Military thriller ‘High Crimes’ provides low impact
“Military justice is to justice what military music is to music,” a character explains early on in “High Crimes.”
Similarly, the film itself is a little like military music: competent, safe and easy to follow. In other words, it’s got a good beat and it’s easy to march to. But those looking for anything beyond a routine potboiler likely will be disappointed.
Ashley Judd stars as Claire Kubik, a proficient Marin County attorney who shares an ideal life with husband Tom (James Caviezel, effectively playing another haunted, distant character). When the FBI disrupts their cozy existence with a massive choreographed arrest, Claire finds out that her mate of many years might not be the man he claims to be.
According to the military, Tom Kubik is a former Marine officer who went AWOL after spearheading a 1988 massacre of civilians in El Salvador. Claire races to the defense, aided by the inevitable court-appointed lawyer Kubik’s rube? who never won a case (Adam Scott) and a private attorney (Morgan Freeman) who is known as a “thorn in the side” of the military … at least when he’s sober enough to show up for trial. But Tom’s enemies have apparently framed him as the fall guy in a cover-up that reaches to the top brass.
Based on the novel by Joseph Finder, “High Crimes” mixes elements of martial trial films (“A Few Good Men,” “Rules of Engagement”) with edgy conspiracy thrillers (“Enemy of the State”). Despite the level of talent behind and in front of the camera, the end result is invariably flat. The twists and red herrings of the plot are so telegraphed to the viewer that they hit the screen with the detached precision of a bus schedule.
The script (by Yuri Zeltser and Cary Bickley) comes up with a few brilliant caveats, such as the legal means by which the good guys prove the date a covert marine operative once sustained an injury. But these intricacies are balanced with irrationality, and often with unmitigated stupidity.

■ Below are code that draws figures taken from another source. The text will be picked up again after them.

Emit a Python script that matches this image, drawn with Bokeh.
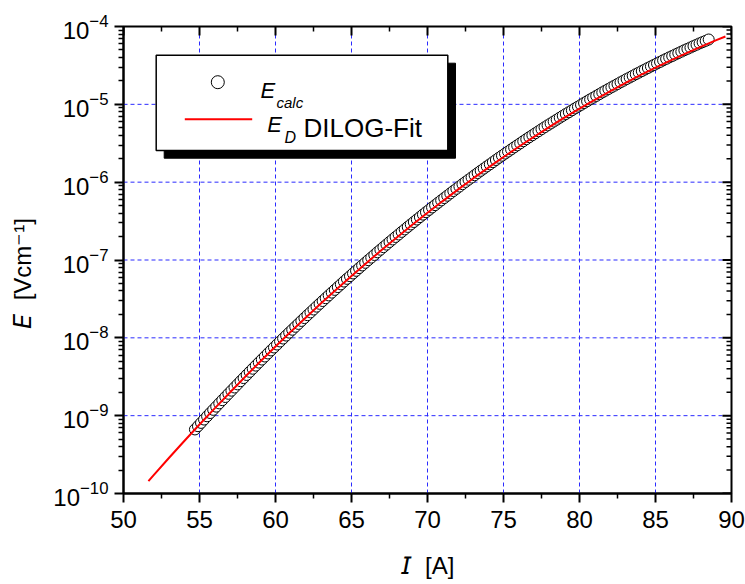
from bokeh.plotting import figure
from bokeh.models import Range1d, LinearScale, FixedTicker, Label
from bokeh.embed import file_html
from bokeh.resources import INLINE

# ---------------- data ----------------
I_calc = [
    54.7, 54.9, 55.1, 55.3, 55.5, 55.7, 55.9, 56.1, 56.3, 56.5,
    56.7, 56.9, 57.1, 57.3, 57.5, 57.7, 57.9, 58.1, 58.3, 58.5,
    58.7, 58.9, 59.1, 59.3, 59.5, 59.7, 59.9, 60.1, 60.3, 60.5,
    60.7, 60.9, 61.1, 61.3, 61.5, 61.7, 61.9, 62.1, 62.3, 62.5,
    62.7, 62.9, 63.1, 63.3, 63.5, 63.7, 63.9, 64.1, 64.3, 64.5,
    64.7, 64.9, 65.1, 65.3, 65.5, 65.7, 65.9, 66.1, 66.3, 66.5,
    66.7, 66.9, 67.1, 67.3, 67.5, 67.7, 67.9, 68.1, 68.3, 68.5,
    68.7, 68.9, 69.1, 69.3, 69.5, 69.7, 69.9, 70.1, 70.3, 70.5,
    70.7, 70.9, 71.1, 71.3, 71.5, 71.7, 71.9, 72.1, 72.3, 72.5,
    72.7, 72.9, 73.1, 73.3, 73.5, 73.7, 73.9, 74.1, 74.3, 74.5,
    74.7, 74.9, 75.1, 75.3, 75.5, 75.7, 75.9, 76.1, 76.3, 76.5,
    76.7, 76.9, 77.1, 77.3, 77.5, 77.7, 77.9, 78.1, 78.3, 78.5,
    78.7, 78.9, 79.1, 79.3, 79.5, 79.7, 79.9, 80.1, 80.3, 80.5,
    80.7, 80.9, 81.1, 81.3, 81.5, 81.7, 81.9, 82.1, 82.3, 82.5,
    82.7, 82.9, 83.1, 83.3, 83.5, 83.7, 83.9, 84.1, 84.3, 84.5,
    84.7, 84.9, 85.1, 85.3, 85.5, 85.7, 85.9, 86.1, 86.3, 86.5,
    86.7, 86.9, 87.1, 87.3, 87.5, 87.7, 87.9, 88.1, 88.3, 88.5,
]
logE_calc = [
    -9.177, -9.135, -9.093, -9.050, -9.008, -8.966, -8.925, -8.884, -8.842, -8.801,
    -8.760, -8.719, -8.679, -8.638, -8.598, -8.557, -8.517, -8.477, -8.437, -8.397,
    -8.357, -8.318, -8.279, -8.240, -8.201, -8.162, -8.124, -8.086, -8.047, -8.009,
    -7.971, -7.933, -7.896, -7.858, -7.821, -7.783, -7.746, -7.709, -7.673, -7.636,
    -7.599, -7.563, -7.527, -7.491, -7.455, -7.419, -7.384, -7.348, -7.313, -7.277,
    -7.242, -7.208, -7.173, -7.139, -7.104, -7.070, -7.036, -7.002, -6.969, -6.935,
    -6.901, -6.868, -6.835, -6.802, -6.769, -6.736, -6.704, -6.672, -6.639, -6.607,
    -6.575, -6.543, -6.512, -6.480, -6.449, -6.417, -6.386, -6.356, -6.325, -6.295,
    -6.264, -6.234, -6.204, -6.174, -6.144, -6.114, -6.085, -6.056, -6.026, -5.997,
    -5.968, -5.940, -5.911, -5.883, -5.854, -5.826, -5.798, -5.771, -5.743, -5.715,
    -5.687, -5.660, -5.633, -5.607, -5.580, -5.553, -5.527, -5.501, -5.474, -5.448,
    -5.422, -5.397, -5.371, -5.346, -5.320, -5.295, -5.270, -5.246, -5.221, -5.197,
    -5.172, -5.148, -5.124, -5.101, -5.077, -5.053, -5.030, -5.007, -4.983, -4.960,
    -4.937, -4.915, -4.892, -4.870, -4.847, -4.825, -4.803, -4.782, -4.760, -4.739,
    -4.717, -4.696, -4.675, -4.655, -4.634, -4.613, -4.593, -4.573, -4.553, -4.533,
    -4.513, -4.494, -4.474, -4.455, -4.435, -4.416, -4.397, -4.379, -4.360, -4.342,
    -4.323, -4.305, -4.287, -4.270, -4.252, -4.234, -4.217, -4.201, -4.184, -4.167,
]
I_fit = [51.64, 52, 53, 54, 55, 56, 57, 58, 59, 60, 61, 62, 63, 64, 65, 66, 67,
         68, 69, 70, 71, 72, 73, 74, 75, 76, 77, 78, 79, 80, 81, 82, 83, 84, 85,
         86, 87, 88, 89, 89.6]
logE_fit = [-9.840, -9.760, -9.541, -9.325, -9.114, -8.906, -8.702, -8.501, -8.305,
            -8.112, -7.923, -7.738, -7.557, -7.379, -7.205, -7.035, -6.869, -6.707,
            -6.548, -6.394, -6.243, -6.096, -5.952, -5.813, -5.677, -5.545, -5.417,
            -5.293, -5.172, -5.055, -4.942, -4.833, -4.728, -4.626, -4.529, -4.435,
            -4.345, -4.258, -4.176, -4.128]

x_major = [50, 55, 60, 65, 70, 75, 80, 85, 90]
x_minor = [52.5, 57.5, 62.5, 67.5, 72.5, 77.5, 82.5, 87.5]
y_exponents = [-10, -9, -8, -7, -6, -5, -4]

x_title = "\U0001D610\u00a0\u00a0[A]"                       # italic I, then [A]
y_title = "\U0001D60C\u00a0\u00a0[Vcm\u207b\u00b9]" + "\u00a0" * 4   # italic E [Vcm^-1]

E_calc = [10 ** v for v in logE_calc]
E_fit = [10 ** v for v in logE_fit]
y_major = [10.0 ** e for e in y_exponents]
y_minor = [k * 10.0 ** e for e in y_exponents[:-1] for k in range(2, 10)]

FONT = "Liberation Sans"
FRAME_W, FRAME_H = 608, 467
MAJ, MIN = 9, 5
GRID = "#2b2bff"

p = figure(width=745, height=584,
           x_range=Range1d(50, 90), y_range=Range1d(1e-10, 1e-4),
           y_axis_type="log", output_backend="svg", toolbar_location=None,
           min_border_left=123, min_border_right=14,
           min_border_top=26, min_border_bottom=91)
p.background_fill_color = "white"
p.border_fill_color = "white"
p.outline_line_color = "black"
p.outline_line_width = 2

p.extra_x_ranges = {"px": Range1d(0, FRAME_W)}
p.extra_y_ranges = {"px": Range1d(0, FRAME_H)}
p.extra_x_scales = {"px": LinearScale()}
p.extra_y_scales = {"px": LinearScale()}

bx = p.below[0]
ly = p.left[0]
for ax, tk in ((bx, FixedTicker(ticks=x_major, minor_ticks=x_minor)),
               (ly, FixedTicker(ticks=y_major, minor_ticks=y_minor))):
    ax.ticker = tk
    ax.axis_line_width = 2
    ax.axis_line_color = "black"
    ax.major_tick_line_width = 2
    ax.minor_tick_line_width = 1.5
    ax.major_tick_in = 0
    ax.major_tick_out = MAJ
    ax.minor_tick_in = 0
    ax.minor_tick_out = MIN
    ax.major_label_text_font = FONT
    ax.major_label_text_font_size = "24px"
    ax.major_label_text_color = "black"
    ax.axis_label_text_font = FONT
    ax.axis_label_text_font_size = "24px"
    ax.axis_label_text_font_style = "normal"
    ax.axis_label_text_color = "black"
bx.major_label_standoff = 8
ly.major_label_standoff = 6
bx.axis_label = x_title
ly.axis_label = y_title
bx.axis_label_standoff = 21
ly.axis_label_standoff = 14

# built-in grids off; dashed blue grid lines drawn at the major ticks
p.xgrid.visible = False
p.ygrid.visible = False
xg = x_major[1:-1]
yg = y_major[1:-1]
p.segment(x0=[x_major[0]] * len(yg), y0=yg, x1=[x_major[-1]] * len(yg), y1=yg,
          line_color=GRID, line_width=1, line_dash="4 3")
p.multi_line(xs=[[x, x] for x in xg], ys=[[y_major[0], y_major[-1]] for _ in xg],
             line_color=GRID, line_width=1, line_dash="4 3")

# mirrored inward ticks on the top and right frame edges
p.segment(x0=x_major, y0=[FRAME_H] * len(x_major), x1=x_major,
          y1=[FRAME_H - MAJ] * len(x_major), line_color="black", line_width=2,
          y_range_name="px")
p.segment(x0=x_minor, y0=[FRAME_H] * len(x_minor), x1=x_minor,
          y1=[FRAME_H - MIN] * len(x_minor), line_color="black", line_width=1.5,
          y_range_name="px")
p.segment(x0=[FRAME_W] * len(y_major), y0=y_major, x1=[FRAME_W - MAJ] * len(y_major),
          y1=y_major, line_color="black", line_width=2, x_range_name="px")
p.segment(x0=[FRAME_W] * len(y_minor), y0=y_minor, x1=[FRAME_W - MIN] * len(y_minor),
          y1=y_minor, line_color="black", line_width=1.5, x_range_name="px")

# data
p.scatter(I_calc, E_calc, marker="circle", size=11, fill_color="white",
          line_color="black", line_width=1)
p.line(I_fit, E_fit, line_color="#ff0000", line_width=2)

# legend box (frame pixel coordinates)
p.quad(left=[40.7], right=[332], top=[430.3], bottom=[335.3], fill_color="black",
       line_color="black", x_range_name="px", y_range_name="px")
p.quad(left=[32.7], right=[324.3], top=[438.3], bottom=[343], fill_color="white",
       line_color="black", line_width=1.5, x_range_name="px", y_range_name="px")
p.scatter([94.3], [411.3], marker="circle", size=13, fill_color="white",
          line_color="black", line_width=1, x_range_name="px", y_range_name="px")
p.segment(x0=[61.3], y0=[374.3], x1=[128.7], y1=[374.3], line_color="#ff0000",
          line_width=2, x_range_name="px", y_range_name="px")


def mk(x, y, text, size, style="normal"):
    return Label(x=x, y=y, x_units="screen", y_units="screen", text=text,
                 text_font=FONT, text_font_size=size, text_font_style=style,
                 text_color="black", text_align="left",
                 text_baseline="alphabetic")


for args in ((137, 403, "E", "22px", "italic"),
             (153, 391.3, "calc", "15px", "italic"),
             (143.7, 369, "E", "22px", "italic"),
             (161, 355.7, "D", "16px", "italic"),
             (180, 365.7, "DILOG-Fit", "26px")):
    p.add_layout(mk(*args))

open("out.html", "w").write(file_html(p, INLINE))
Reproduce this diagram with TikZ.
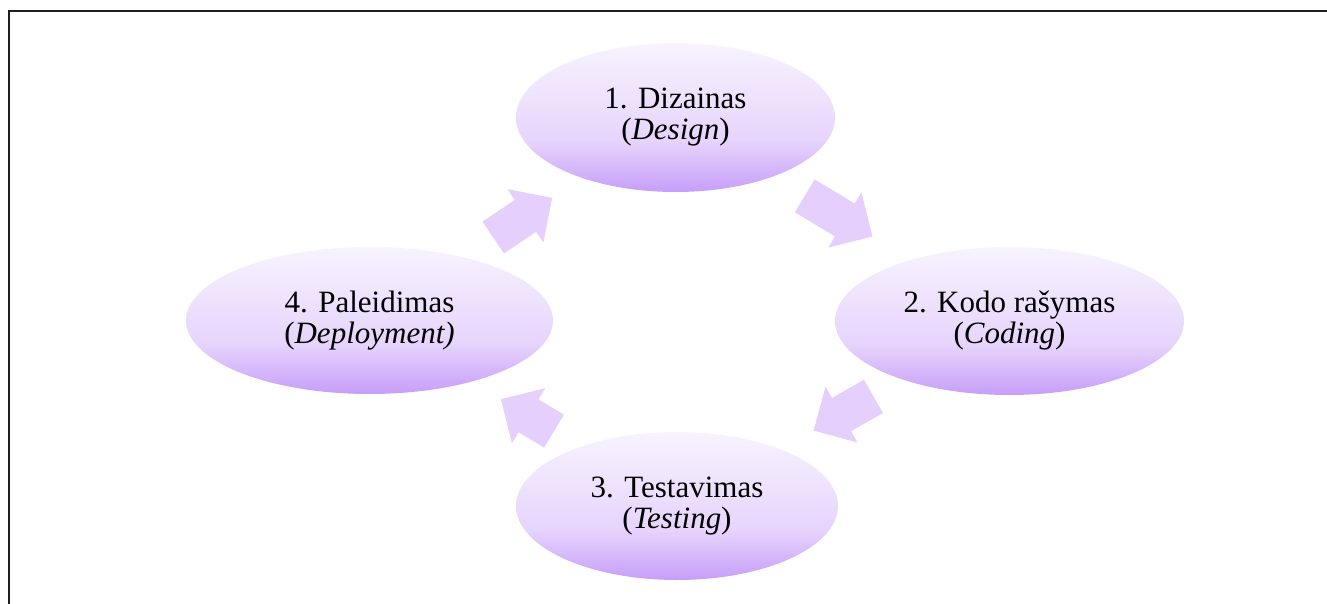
\documentclass[tikz,border=0pt]{standalone}
\usepackage{fontspec}
\setmainfont{Liberation Serif}
\usetikzlibrary{shapes.geometric,shapes.arrows}

\definecolor{elltop}{RGB}{248,243,254}
\definecolor{ellmid}{RGB}{230,212,252}
\definecolor{ellbot}{RGB}{199,158,249}
\definecolor{arrowfill}{RGB}{228,207,253}
\definecolor{framecol}{RGB}{30,30,30}

% light-to-violet fill for the phase ellipses (25bp = bottom, 75bp = top)
\pgfdeclareverticalshading{ellshade}{100bp}{color(0bp)=(ellbot); color(25bp)=(ellbot); color(42bp)=(ellmid); color(75bp)=(elltop); color(100bp)=(elltop)}

\tikzset{
  phase/.style={ellipse, shading=ellshade, draw=none, align=center,
    inner sep=0pt, font=\fontsize{31}{31}\selectfont},
  blockarrow/.style={single arrow, fill=arrowfill, draw=none,
    inner xsep=0pt, inner ysep=19pt, minimum width=64pt,
    single arrow head extend=13pt,
    single arrow tip angle=90, single arrow head indent=0pt, anchor=tip},
  frameline/.style={draw=framecol, line width=2pt}
}

\begin{document}
\begin{tikzpicture}[x=1pt, y=-1pt]
  \useasboundingbox (0,0) rectangle (1327,604);

  % open frame: top and left edges only
  \coordinate (fbl) at (9,604);
  \coordinate (ftl) at (9,11);
  \coordinate (ftr) at (1327,11);
  \draw[frameline] (fbl) -- (ftl) -- (ftr);

  % the four phases of the cycle
  \node[phase, minimum width=319pt, minimum height=149pt] (design) at (675.5,117.5)
    {1. Dizainas\\(\textit{Design})};
  \node[phase, minimum width=349pt, minimum height=148pt] (coding) at (1009.5,321)
    {2. Kodo rašymas\\(\textit{Coding})};
  \node[phase, minimum width=322pt, minimum height=148pt] (testing) at (677,506)
    {3. Testavimas\\(\textit{Testing})};
  \node[phase, minimum width=367pt, minimum height=147pt] (deploy) at (369.5,320.5)
    {4. Paleidimas\\(\textit{Deployment)}};

  % block arrows leading from one phase to the next, placed by their tips
  \node[blockarrow, minimum height=71pt, rotate=34] (a41) at (552.3,197.7) {};
  \node[blockarrow, minimum height=79pt, rotate=-31] (a12) at (872.7,236.7) {};
  \node[blockarrow, minimum height=69pt, rotate=209.7] (a23) at (813.3,430.7) {};
  \node[blockarrow, minimum height=62pt, rotate=148.9] (a34) at (500.7,399) {};
\end{tikzpicture}
\end{document}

For instance, Claire and her collaborators are subject to home-invasion beatings and repeated vehicular attempts on their lives, yet they continue to walk alone to their cars at night. Surely a hotshot West Coast attorney could afford a private security guard to escort her to her Lexus. It’s a safe bet that Judd doesn’t go anywhere in public without one herself.
Director Carl Franklin has made some real standouts in his decade-long career, including the Walter Mosley adaptation “Devil in a Blue Dress” with Denzel Washington and the underrated thriller “One False Move” that introduced Billy Bob Thornton to mainstream audiences. Franklin must have a good rapport with actors, because all the performances in the film are convincing (though Amanda Peet’s role as Claire’s ding-a-ling sister could be politely dubbed extraneous).
Yet the cinematic techniques he employs slow motion, black and white, 8 mm footage, jump cuts seem to no avail. They come across as a means of force-feeding a little artsiness into a story that can’t manifest any of its own.
All this flash would be even less necessary if the filmmakers had focused on fashioning a drama around how Claire’s mastery of civilian law is diluted when placed into a military courtroom setting. This tactic is briefly and effectively touched on during the first pre-trial scene when she must be schooled in unfamiliar procedures by her greenhorn accomplice, and it hints at what “High Crimes” could have been. Then it’s cast aside like a spent clip to get back to the real story involving shadowy stalkers, frequent fistfights and “surprise” revelations.